Artem Okulov secured Russia their first two medals of the 2018 International Weightlifting Federation World Championships by winning the men's 89 kilograms clean and jerk and total golds in Ashgabat ©IWF

Artem Okulov secured Russia their first two medals of the 2018 International Weightlifting Federation (IWF) World Championships here in Turkmenistan’s capital after coming out on top in the men’s 89 kilograms clean and jerk and total events today.

Russia was among nine nations - along with China, Kazakhstan, Ukraine, Armenia, Azerbaijan, Belarus, Moldova and Turkey - banned last year by the IWF for having multiple positives in the re-testing of doping samples from the 2008 and 2012 Olympic Games in Beijing and London. 

The country, which had already been suspended from Rio 2016, missed last year's IWF World Championships in Anaheim.

They had gone five days without picking up a single medal at this year’s event but now have two golds after Okulov, the 85kg world champion in 2015, won the clean and jerk with 206kg for an unrivalled total of 372kg.

He had earlier finished with an eighth-best 166kg in the snatch, won by Chile’s Arley Mendez Perez, the 85kg world champion in 2017, with 169kg.

The overall runner-up was Belarus’ Pavel Khadasevich with 371kg.

His total was matched by Georgia’s Revaz Davitadze but Khadasevich took the silver medal by virtue of the fact that he registered it first.

The Belarusian also finished second in the snatch with 169kg, while Colombia’s Jhor Esneider Moreno Torres came third with 168kg.

Armenia’s Hakob Mkrtchyan was Okulov’s nearest challenger in the clean and jerk, finishing one kilogram behind with 205kg.

Two failed attempts at 213kg, the last two of the whole competition, cost him gold medals in both the clean and jerk and total.

A good lift would have seen him move onto 373kg overall, bettering Okulov by a kilogram.

Instead, he finished seventh with a total of 365kg.  

The clean and jerk bronze medallist was Venezuela’s Keydomar Giovanni Vallenilla Sanchez with a junior world standard-breaking 204kg.

Davitadze finished the event with junior world standards in the snatch and total having managed 168kg and 371kg respectively.

China's Zhang Wangli managed world standards in the clean and jerk and total on her way to securing all three gold medals at the IWF World Championships in the women's 71kg event ©IWF
China's Zhang Wangli managed world standards in the clean and jerk and total on her way to securing all three gold medals at the IWF World Championships in the women's 71kg event ©IWF

His final clean and jerk lift at 203kg was also a junior world standard before Vallenilla Sanchez bettered it with his 204kg.
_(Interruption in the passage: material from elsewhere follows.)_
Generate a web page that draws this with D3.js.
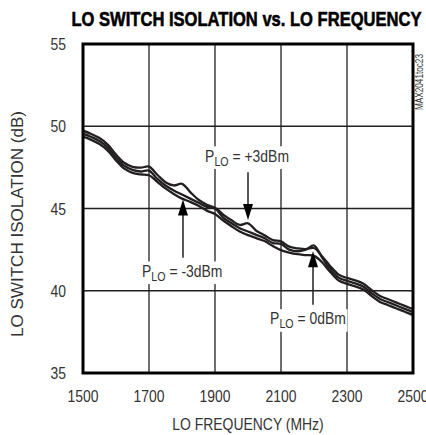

The 2018 World Championships are the first event to be held since the re-structuring of the IWF’s weight classes, nullifying earlier records.

It is for this reason that the term "world standard" is being used as oppose to "world record".
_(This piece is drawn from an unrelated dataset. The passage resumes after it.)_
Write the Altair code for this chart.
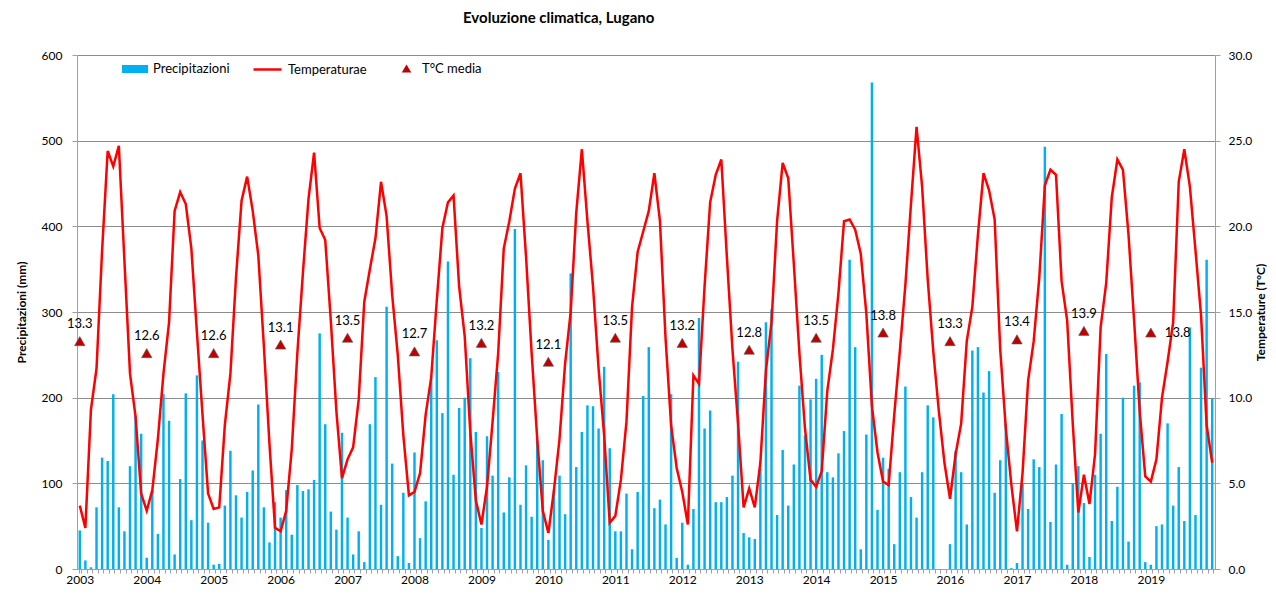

Earlier, China’s Zhang Wangli set world standards in the clean and jerk and total on her way to claiming all three gold medals in the women’s 71kg category.

Having won the snatch with 152kg, the 22-year-old begun the clean and jerk with a lift of 140kg that proved to be enough in itself for overall victory.

She then managed a world standard-breaking 148kg for a world standard-breaking total of 263kg and then improved her records to 152kg and 267kg respectively.

"I came here to set world records and win the World Championships," Zhang said.

"I got everything I wanted."

Egypt’s Sara Samir Elsayed Mohamed Ahmed, the Rio 2016 bronze medallist and reigning junior world champion at 69kg, finished second in the total with a world junior-standard-breaking 252kg.

Her best lift in the snatch, 111kg, and her two lifts in the clean and jerk, 136kg and 141kg, were also junior world standards.

Ahmed came third in the snatch, a kilogram short of Kazakh silver medallist Nadezda Likhacheva’s 112kg, and second in the clean and jerk, finishing ahead of 2017 world bronze medallist Martha Ann Rogers who secured the United States’ first medal of these World Championships with 133kg.

Rounding out the overall podium was Likhacheva with 242kg.

Action in Ashgabat is due to continue tomorrow where medals be will be awarded in the men's 96kg and women's 76kg categories.